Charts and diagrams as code
"""

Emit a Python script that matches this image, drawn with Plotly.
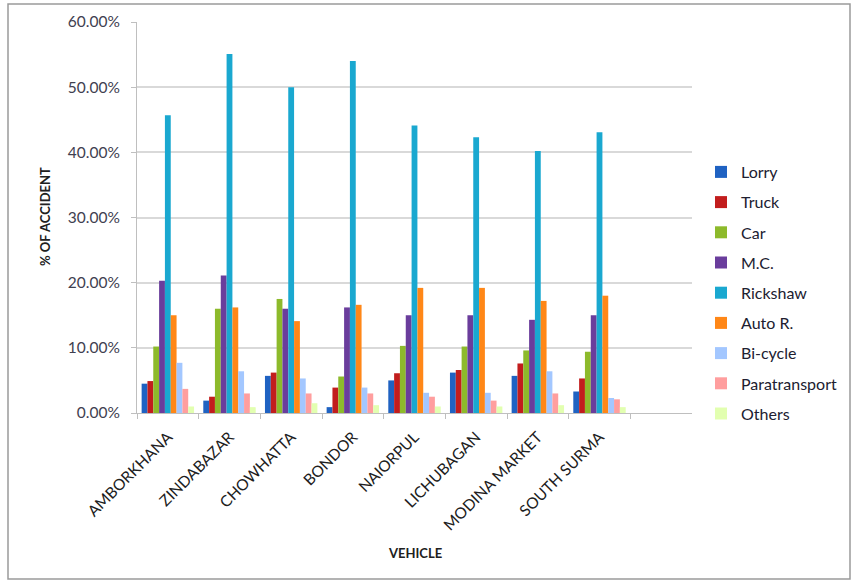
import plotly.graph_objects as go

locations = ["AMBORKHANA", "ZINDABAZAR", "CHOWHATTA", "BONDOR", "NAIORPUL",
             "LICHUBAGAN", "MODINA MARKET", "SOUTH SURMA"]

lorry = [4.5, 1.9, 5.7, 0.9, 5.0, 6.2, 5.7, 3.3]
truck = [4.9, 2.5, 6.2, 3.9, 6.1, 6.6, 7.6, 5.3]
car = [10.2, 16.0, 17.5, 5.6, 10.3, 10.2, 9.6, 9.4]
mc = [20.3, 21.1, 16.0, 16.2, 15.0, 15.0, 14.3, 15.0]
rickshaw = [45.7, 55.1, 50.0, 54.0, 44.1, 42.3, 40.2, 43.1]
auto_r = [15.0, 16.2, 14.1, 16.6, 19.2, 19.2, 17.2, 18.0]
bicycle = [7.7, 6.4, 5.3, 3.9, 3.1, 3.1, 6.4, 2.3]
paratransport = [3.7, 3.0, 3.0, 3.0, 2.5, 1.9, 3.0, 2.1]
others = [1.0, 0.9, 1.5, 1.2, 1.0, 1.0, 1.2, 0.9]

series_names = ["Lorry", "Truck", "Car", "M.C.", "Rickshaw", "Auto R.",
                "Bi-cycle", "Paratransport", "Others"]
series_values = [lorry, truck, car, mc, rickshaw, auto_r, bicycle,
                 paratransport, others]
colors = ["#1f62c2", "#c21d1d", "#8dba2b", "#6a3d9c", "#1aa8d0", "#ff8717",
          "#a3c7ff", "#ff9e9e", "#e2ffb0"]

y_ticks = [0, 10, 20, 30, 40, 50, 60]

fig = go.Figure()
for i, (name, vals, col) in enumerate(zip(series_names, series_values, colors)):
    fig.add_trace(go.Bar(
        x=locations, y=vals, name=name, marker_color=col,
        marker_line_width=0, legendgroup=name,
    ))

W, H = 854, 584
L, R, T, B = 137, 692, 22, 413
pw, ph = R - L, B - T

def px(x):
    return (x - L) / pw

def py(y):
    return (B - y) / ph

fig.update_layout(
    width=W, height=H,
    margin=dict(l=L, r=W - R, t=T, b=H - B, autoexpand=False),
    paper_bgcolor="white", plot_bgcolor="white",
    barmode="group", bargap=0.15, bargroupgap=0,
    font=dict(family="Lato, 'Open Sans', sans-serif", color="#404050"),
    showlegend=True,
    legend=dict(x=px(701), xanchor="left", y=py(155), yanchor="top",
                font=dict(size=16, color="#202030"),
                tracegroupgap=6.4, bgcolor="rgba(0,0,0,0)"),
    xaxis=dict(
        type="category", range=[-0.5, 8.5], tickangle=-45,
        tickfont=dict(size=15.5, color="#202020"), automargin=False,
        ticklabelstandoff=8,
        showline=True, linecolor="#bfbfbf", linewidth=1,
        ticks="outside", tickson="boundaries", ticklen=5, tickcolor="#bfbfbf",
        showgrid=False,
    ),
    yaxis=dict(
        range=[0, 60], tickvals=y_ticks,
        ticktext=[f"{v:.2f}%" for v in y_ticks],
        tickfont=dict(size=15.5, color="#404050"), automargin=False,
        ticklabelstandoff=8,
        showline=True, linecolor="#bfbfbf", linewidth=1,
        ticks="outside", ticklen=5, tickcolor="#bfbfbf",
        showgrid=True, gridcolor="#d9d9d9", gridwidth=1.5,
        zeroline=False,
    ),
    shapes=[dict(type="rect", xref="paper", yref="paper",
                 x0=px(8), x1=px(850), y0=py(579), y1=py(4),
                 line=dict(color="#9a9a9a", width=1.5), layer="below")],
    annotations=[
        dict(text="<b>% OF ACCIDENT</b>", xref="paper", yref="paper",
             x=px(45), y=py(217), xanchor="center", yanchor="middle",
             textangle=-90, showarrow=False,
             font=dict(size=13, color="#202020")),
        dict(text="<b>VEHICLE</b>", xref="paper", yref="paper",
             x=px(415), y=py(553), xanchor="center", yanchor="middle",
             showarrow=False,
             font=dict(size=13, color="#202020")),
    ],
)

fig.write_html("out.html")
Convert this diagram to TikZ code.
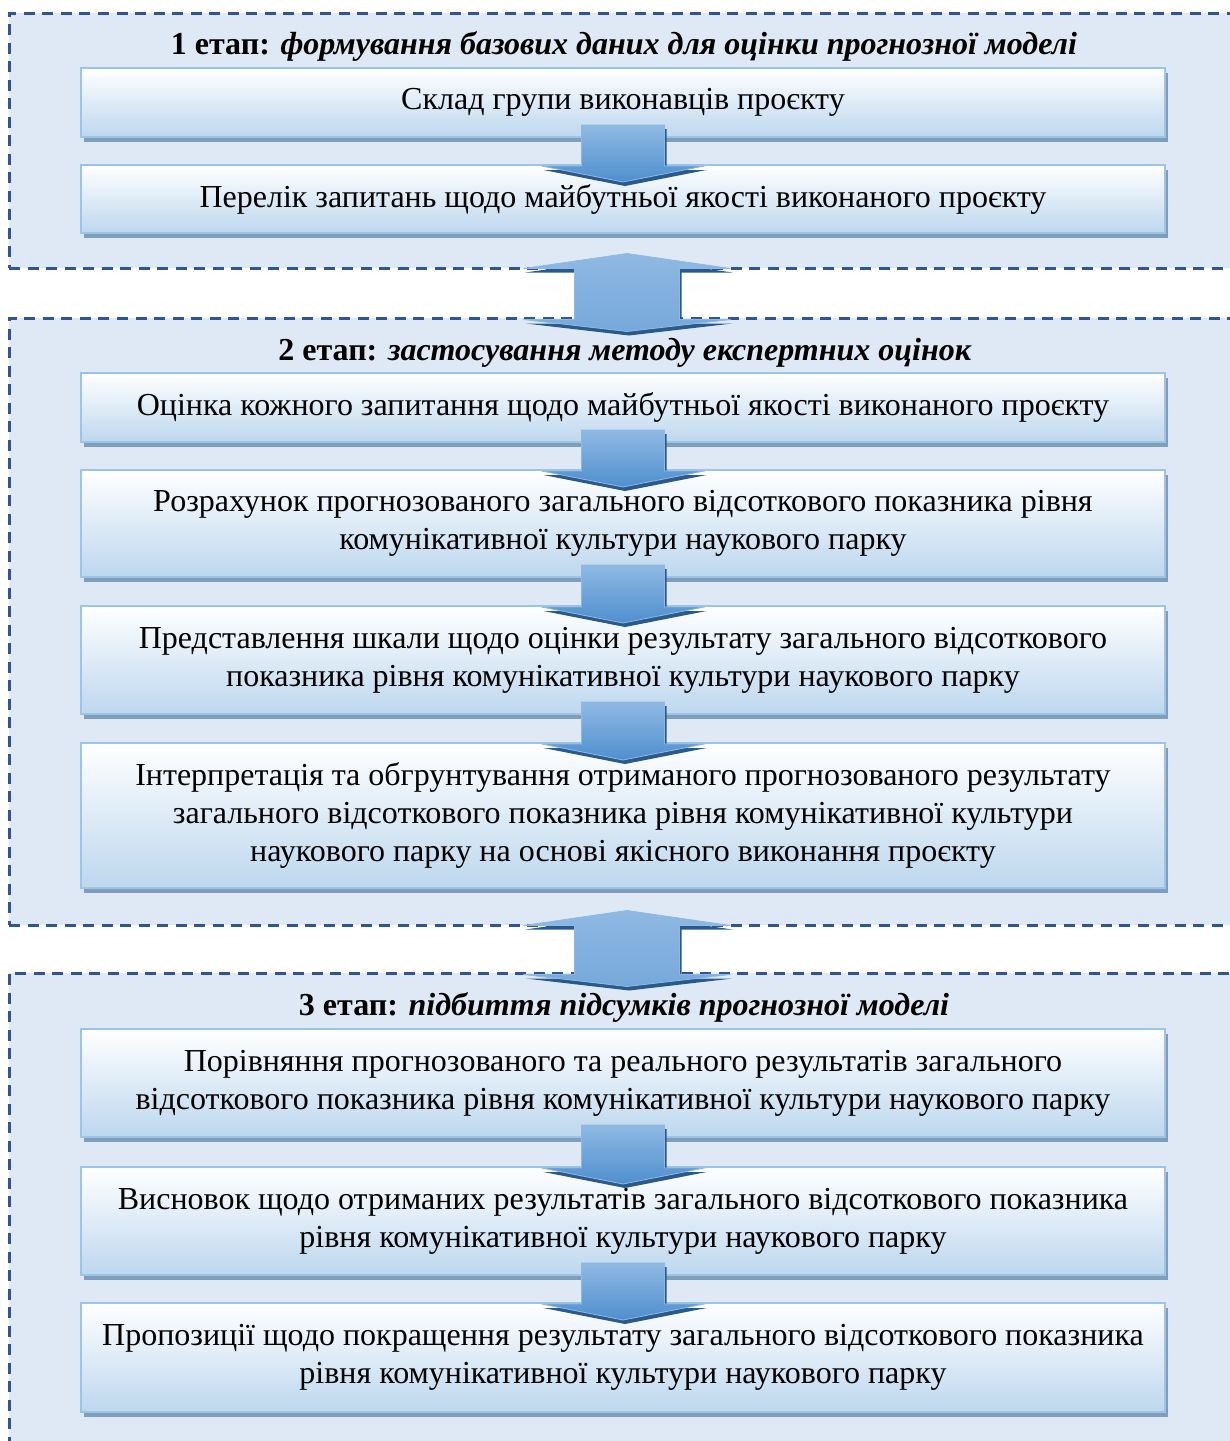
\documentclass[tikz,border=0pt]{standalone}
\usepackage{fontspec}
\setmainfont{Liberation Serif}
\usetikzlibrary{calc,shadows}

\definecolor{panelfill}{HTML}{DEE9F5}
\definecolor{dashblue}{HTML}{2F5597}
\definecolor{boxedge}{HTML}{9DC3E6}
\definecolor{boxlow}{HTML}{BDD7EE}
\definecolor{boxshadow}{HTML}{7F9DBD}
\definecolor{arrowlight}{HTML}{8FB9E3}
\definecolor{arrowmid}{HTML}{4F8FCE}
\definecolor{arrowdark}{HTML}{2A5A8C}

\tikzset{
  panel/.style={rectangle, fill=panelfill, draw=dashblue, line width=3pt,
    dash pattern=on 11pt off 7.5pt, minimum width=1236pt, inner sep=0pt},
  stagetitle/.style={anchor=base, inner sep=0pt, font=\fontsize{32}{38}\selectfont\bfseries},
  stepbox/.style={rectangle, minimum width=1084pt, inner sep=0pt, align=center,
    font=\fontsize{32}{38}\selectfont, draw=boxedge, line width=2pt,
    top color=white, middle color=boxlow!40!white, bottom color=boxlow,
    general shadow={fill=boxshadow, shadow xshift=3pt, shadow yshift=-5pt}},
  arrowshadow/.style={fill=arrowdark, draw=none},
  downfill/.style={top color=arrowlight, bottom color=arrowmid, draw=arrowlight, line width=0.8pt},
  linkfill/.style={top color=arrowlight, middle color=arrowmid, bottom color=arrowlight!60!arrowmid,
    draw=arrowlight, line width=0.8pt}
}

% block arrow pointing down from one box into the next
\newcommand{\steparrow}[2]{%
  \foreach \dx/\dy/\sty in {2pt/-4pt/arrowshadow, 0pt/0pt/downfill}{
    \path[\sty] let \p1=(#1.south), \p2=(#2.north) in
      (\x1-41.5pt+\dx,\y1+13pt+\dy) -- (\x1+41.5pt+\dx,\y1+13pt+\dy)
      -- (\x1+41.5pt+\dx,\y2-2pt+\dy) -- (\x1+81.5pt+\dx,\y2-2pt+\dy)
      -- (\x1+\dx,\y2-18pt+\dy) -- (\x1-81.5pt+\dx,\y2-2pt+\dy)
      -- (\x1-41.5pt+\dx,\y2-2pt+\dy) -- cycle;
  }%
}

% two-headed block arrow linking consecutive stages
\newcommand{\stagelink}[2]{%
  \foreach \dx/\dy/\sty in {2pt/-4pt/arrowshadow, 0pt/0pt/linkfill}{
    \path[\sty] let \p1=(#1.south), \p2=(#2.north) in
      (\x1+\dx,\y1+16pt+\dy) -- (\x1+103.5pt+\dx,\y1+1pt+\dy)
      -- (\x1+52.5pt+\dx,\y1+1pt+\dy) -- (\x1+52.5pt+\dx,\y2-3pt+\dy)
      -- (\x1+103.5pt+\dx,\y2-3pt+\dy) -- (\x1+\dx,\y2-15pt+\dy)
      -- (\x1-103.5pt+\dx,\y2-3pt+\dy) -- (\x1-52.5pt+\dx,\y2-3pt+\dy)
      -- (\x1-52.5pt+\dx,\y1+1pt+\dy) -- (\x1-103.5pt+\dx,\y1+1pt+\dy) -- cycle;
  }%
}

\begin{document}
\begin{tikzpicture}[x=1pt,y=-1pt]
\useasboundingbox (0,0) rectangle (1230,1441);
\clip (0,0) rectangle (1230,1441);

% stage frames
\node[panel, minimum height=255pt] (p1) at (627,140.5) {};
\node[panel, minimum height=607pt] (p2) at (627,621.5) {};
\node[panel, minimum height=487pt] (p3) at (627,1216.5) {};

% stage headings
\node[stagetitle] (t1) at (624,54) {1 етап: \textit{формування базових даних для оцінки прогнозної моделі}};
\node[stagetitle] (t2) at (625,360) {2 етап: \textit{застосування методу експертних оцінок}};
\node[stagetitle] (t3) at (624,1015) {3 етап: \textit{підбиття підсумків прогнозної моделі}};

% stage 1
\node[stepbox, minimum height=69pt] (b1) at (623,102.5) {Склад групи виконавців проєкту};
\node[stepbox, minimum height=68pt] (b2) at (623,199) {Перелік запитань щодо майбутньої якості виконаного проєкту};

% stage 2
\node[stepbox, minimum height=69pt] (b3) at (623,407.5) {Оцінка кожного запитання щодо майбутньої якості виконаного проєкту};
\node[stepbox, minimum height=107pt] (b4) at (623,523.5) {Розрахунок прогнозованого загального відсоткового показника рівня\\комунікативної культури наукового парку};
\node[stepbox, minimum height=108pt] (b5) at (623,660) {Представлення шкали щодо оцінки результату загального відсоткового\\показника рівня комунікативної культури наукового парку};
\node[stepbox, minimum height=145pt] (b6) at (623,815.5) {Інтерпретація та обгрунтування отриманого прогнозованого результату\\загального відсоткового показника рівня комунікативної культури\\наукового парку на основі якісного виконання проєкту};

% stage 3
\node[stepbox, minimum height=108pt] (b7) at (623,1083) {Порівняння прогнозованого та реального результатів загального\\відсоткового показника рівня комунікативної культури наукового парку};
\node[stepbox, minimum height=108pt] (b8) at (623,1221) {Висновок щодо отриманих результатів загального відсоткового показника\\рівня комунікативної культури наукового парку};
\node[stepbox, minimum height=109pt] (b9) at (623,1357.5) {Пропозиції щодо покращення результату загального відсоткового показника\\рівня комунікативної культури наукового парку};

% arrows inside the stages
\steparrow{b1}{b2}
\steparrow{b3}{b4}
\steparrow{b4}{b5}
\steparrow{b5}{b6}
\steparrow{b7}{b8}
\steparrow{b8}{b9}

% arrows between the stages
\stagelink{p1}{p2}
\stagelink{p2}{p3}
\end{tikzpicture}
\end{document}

"""

What you should do → Both the first line of the records above and the line containing "y_ticks = [0, 10, 20, 30, 40, 50, 60]" belong in the copy; please return them and every line between, exactly, minus the pictures.

Result of the task →
Emit a Python script that matches this image, drawn with Plotly.
import plotly.graph_objects as go

locations = ["AMBORKHANA", "ZINDABAZAR", "CHOWHATTA", "BONDOR", "NAIORPUL",
             "LICHUBAGAN", "MODINA MARKET", "SOUTH SURMA"]

lorry = [4.5, 1.9, 5.7, 0.9, 5.0, 6.2, 5.7, 3.3]
truck = [4.9, 2.5, 6.2, 3.9, 6.1, 6.6, 7.6, 5.3]
car = [10.2, 16.0, 17.5, 5.6, 10.3, 10.2, 9.6, 9.4]
mc = [20.3, 21.1, 16.0, 16.2, 15.0, 15.0, 14.3, 15.0]
rickshaw = [45.7, 55.1, 50.0, 54.0, 44.1, 42.3, 40.2, 43.1]
auto_r = [15.0, 16.2, 14.1, 16.6, 19.2, 19.2, 17.2, 18.0]
bicycle = [7.7, 6.4, 5.3, 3.9, 3.1, 3.1, 6.4, 2.3]
paratransport = [3.7, 3.0, 3.0, 3.0, 2.5, 1.9, 3.0, 2.1]
others = [1.0, 0.9, 1.5, 1.2, 1.0, 1.0, 1.2, 0.9]

series_names = ["Lorry", "Truck", "Car", "M.C.", "Rickshaw", "Auto R.",
                "Bi-cycle", "Paratransport", "Others"]
series_values = [lorry, truck, car, mc, rickshaw, auto_r, bicycle,
                 paratransport, others]
colors = ["#1f62c2", "#c21d1d", "#8dba2b", "#6a3d9c", "#1aa8d0", "#ff8717",
          "#a3c7ff", "#ff9e9e", "#e2ffb0"]

y_ticks = [0, 10, 20, 30, 40, 50, 60]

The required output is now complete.